#### The problem:
Return each line containing "chart".

#### Exercise material:
■ ■ ■ ■

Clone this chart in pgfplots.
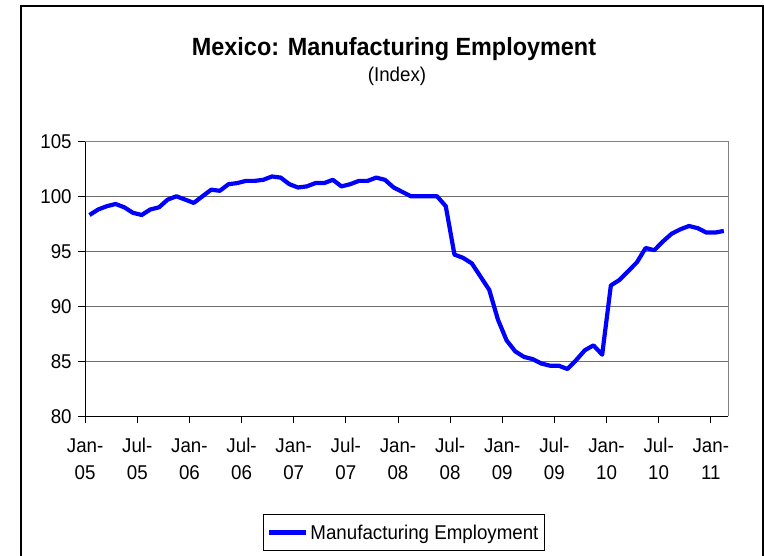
\documentclass[border=0pt]{standalone}
\usepackage{pgfplots}
\pgfplotsset{compat=1.18}
\usepackage{fontspec}
\setmainfont[FakeStretch=0.94]{Liberation Sans}
\definecolor{gridgray}{RGB}{110,110,110}
\begin{document}
\begin{tikzpicture}[x=1bp,y=1bp]
\useasboundingbox (0,0) rectangle (764,556);
\draw[black,line width=1.2bp] (21,-20) -- (21,550) -- (763,550) -- (763,-20);
\node[anchor=base,font=\fontsize{25}{30}\selectfont\bfseries] at (394,500) {Mexico: Manufacturing Employment};
\node[anchor=base,font=\fontsize{20}{24}\selectfont] at (397,474) {(Index)};
\begin{axis}[
  at={(98,127)}, anchor=south west,
  scale only axis, width=643bp, height=275bp,
  xmin=-0.5, xmax=73.5, ymin=80, ymax=105,
  axis x line=bottom, axis y line=left,
  axis line style={black,line width=0.9bp,-},
  tick align=outside,
  major tick length=7bp,
  tick style={black,line width=0.8bp},
  xtick={-0.5,5.5,...,71.5},
  xticklabels={\strut Jan-\\05,\strut Jul-\\05,\strut Jan-\\06,\strut Jul-\\06,\strut Jan-\\07,\strut Jul-\\07,\strut Jan-\\08,\strut Jul-\\08,\strut Jan-\\09,\strut Jul-\\09,\strut Jan-\\10,\strut Jul-\\10,\strut Jan-\\11},
  xticklabel style={align=center,font=\fontsize{20}{28}\selectfont,yshift=-5.7bp},
  ytick={80,85,...,105},
  yticklabel style={font=\fontsize{20}{24}\selectfont,xshift=-3bp},
  /pgf/number format/assume math mode=true,
  ymajorgrids, grid style={gridgray,line width=0.9bp},
  clip=false,
  legend style={at={(0.2764,-0.356)},anchor=north west,draw=black,line width=0.8bp,
    font=\fontsize{20}{24}\selectfont,inner xsep=4bp,inner ysep=8bp},
  legend cell align=left,
  legend image code/.code={\draw[#1] (0bp,0bp) -- (37bp,0bp);},
]
\draw[gray,line width=1.2bp] (rel axis cs:0,1) -- (rel axis cs:1,1) -- (rel axis cs:1,0);
\addplot[blue,line width=4.2bp,line join=round] coordinates {
(0,98.3) (1,98.8) (2,99.1) (3,99.3) (4,99.0) (5,98.5) (6,98.3) (7,98.8) (8,99.0) (9,99.7)
(10,100.0) (11,99.7) (12,99.4) (13,100.0) (14,100.6) (15,100.5) (16,101.1) (17,101.2) (18,101.4) (19,101.4)
(20,101.5) (21,101.8) (22,101.7) (23,101.1) (24,100.8) (25,100.9) (26,101.2) (27,101.2) (28,101.5) (29,100.9)
(30,101.1) (31,101.4) (32,101.4) (33,101.7) (34,101.5) (35,100.8) (36,100.4) (37,100.0) (38,100.0) (39,100.0)
(40,100.0) (41,99.1) (42,94.7) (43,94.4) (44,93.9) (45,92.7) (46,91.5) (47,88.8) (48,86.9) (49,85.9)
(50,85.4) (51,85.2) (52,84.8) (53,84.6) (54,84.6) (55,84.3) (56,85.1) (57,86.0) (58,86.45) (59,85.6)
(60,91.9) (61,92.4) (62,93.2) (63,94.0) (64,95.3) (65,95.1) (66,95.9) (67,96.6) (68,97.0) (69,97.3)
(70,97.1) (71,96.7) (72,96.7) (73,96.85)
};
\addlegendentry{Manufacturing Employment}
\end{axis}
\end{tikzpicture}
\end{document}
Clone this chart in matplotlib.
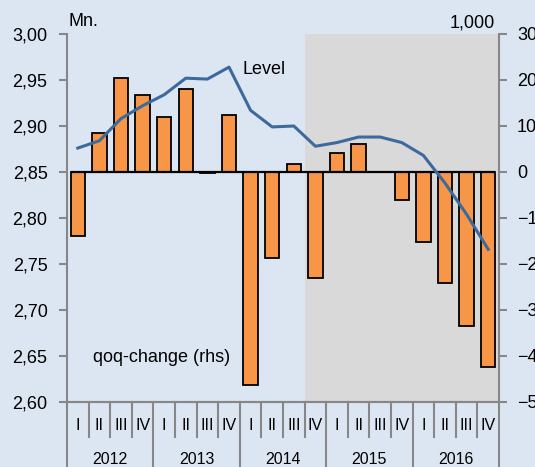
import matplotlib
matplotlib.use("Agg")
import matplotlib.pyplot as plt
from matplotlib.lines import Line2D
from matplotlib.ticker import FuncFormatter
import numpy as np

plt.rcParams['font.family'] = ['Liberation Sans', 'DejaVu Sans']

years = ["2012", "2013", "2014", "2015", "2016"]
quarters = ["I", "II", "III", "IV"]
qoq_change = [-14.0, 8.4, 20.4, 16.7, 12.0, 18.0, -0.3, 12.4,
              -46.3, -18.6, 1.7, -23.0, 4.2, 6.0, 0.0, -6.1,
              -15.2, -24.2, -33.5, -42.5]
level = [2.876, 2.884, 2.908, 2.922, 2.934, 2.952, 2.951, 2.964,
         2.917, 2.899, 2.900, 2.878, 2.882, 2.888, 2.888, 2.882,
         2.868, 2.838, 2.804, 2.766]
left_ticks = [2.60, 2.65, 2.70, 2.75, 2.80, 2.85, 2.90, 2.95, 3.00]
right_ticks = [-50, -40, -30, -20, -10, 0, 10, 20, 30]
shade_start = 11  # 2014 Q4 (index)

BG = "#dce6f2"
GRAY = "#878787"
fig = plt.figure(figsize=(5.35, 4.67), dpi=100, facecolor=BG)
W, H = 535, 467
L, R, T, B = 67, 499, 34, 402
ax = fig.add_axes([L / W, 1 - B / H, (R - L) / W, (B - T) / H])
ax.set_facecolor(BG)
ax2 = ax.twinx()

n = len(qoq_change)
x = np.arange(n)
ax.set_xlim(-0.5, n - 0.5)

# shaded period
ax.axvspan(shade_start - 0.5, n - 0.5, color="#d9d9d9", lw=0, zorder=0)

# bars on right axis
ax2.bar(x, qoq_change, width=0.67, color="#f79646", edgecolor="black", linewidth=1.3, zorder=2)
ax2.hlines(0, -0.335, n - 1 + 0.335, color="black", lw=1.6, zorder=3)
ax2.set_ylim(-50, 30)
ax2.set_yticks(right_ticks)

# line on left axis (drawn above bars)
ax.set_ylim(2.60, 3.00)
ax.set_yticks(left_ticks)
ax.yaxis.set_major_formatter(FuncFormatter(lambda v, p: f"{v:.2f}".replace(".", ",")))
ax.set_zorder(ax2.get_zorder() + 1)
ax.patch.set_visible(False)
ax2.patch.set_visible(True)
ax2.patch.set_facecolor(BG)
# move shading to ax2 background so it stays behind bars
ax.patches[0].remove() if ax.patches else None
ax2.axvspan(shade_start - 0.5, n - 0.5, color="#d9d9d9", lw=0, zorder=0)
ax.plot(x, level, color="#3d6a9e", lw=2.2, zorder=4, solid_joinstyle="round")

for a in (ax, ax2):
    for s in a.spines.values():
        s.set_color(GRAY)
        s.set_linewidth(1.5)
    a.spines["top"].set_visible(False)
    a.tick_params(axis="y", colors=GRAY, length=6, width=1.5, labelsize=13, labelcolor="black")
ax.spines["right"].set_visible(False)
ax2.spines["left"].set_visible(False)
ax.tick_params(axis="y", pad=8)
ax2.tick_params(axis="y", pad=7)
ax.set_xticks([])
ax2.set_xticks([])

# category axis labels
trans = ax.get_xaxis_transform()
y_axis = 0.0
def fy(pix):
    return (B - pix) / (B - T)
for i in range(n + 1):
    xb = i - 0.5
    is_year = (i % 4 == 0)
    ybot = fy(H) if is_year else fy(437)
    ax.add_line(Line2D([xb, xb], [0, ybot], transform=trans, color=GRAY, lw=1.5, clip_on=False))
for i in range(n):
    ax.text(i, fy(425), quarters[i % 4], transform=trans, ha="center", va="center", fontsize=11.5)
for j, yr in enumerate(years):
    ax.text(j * 4 + 1.5, fy(459), yr, transform=trans, ha="center", va="center", fontsize=11.5)

fig.text(68 / W, 1 - 22 / H, "Mn.", ha="left", va="center", fontsize=13)
fig.text(495 / W, 1 - 23 / H, "1,000", ha="right", va="center", fontsize=13)
fig.text(243 / W, 1 - 69 / H, "Level", ha="left", va="center", fontsize=13)
fig.text(93 / W, 1 - 358 / H, "qoq-change (rhs)", ha="left", va="center", fontsize=13)

fig.savefig("out.png", dpi=100, facecolor=BG)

■ ■ ■ ■

#### Answer to this problem:
Clone this chart in pgfplots.
Clone this chart in matplotlib.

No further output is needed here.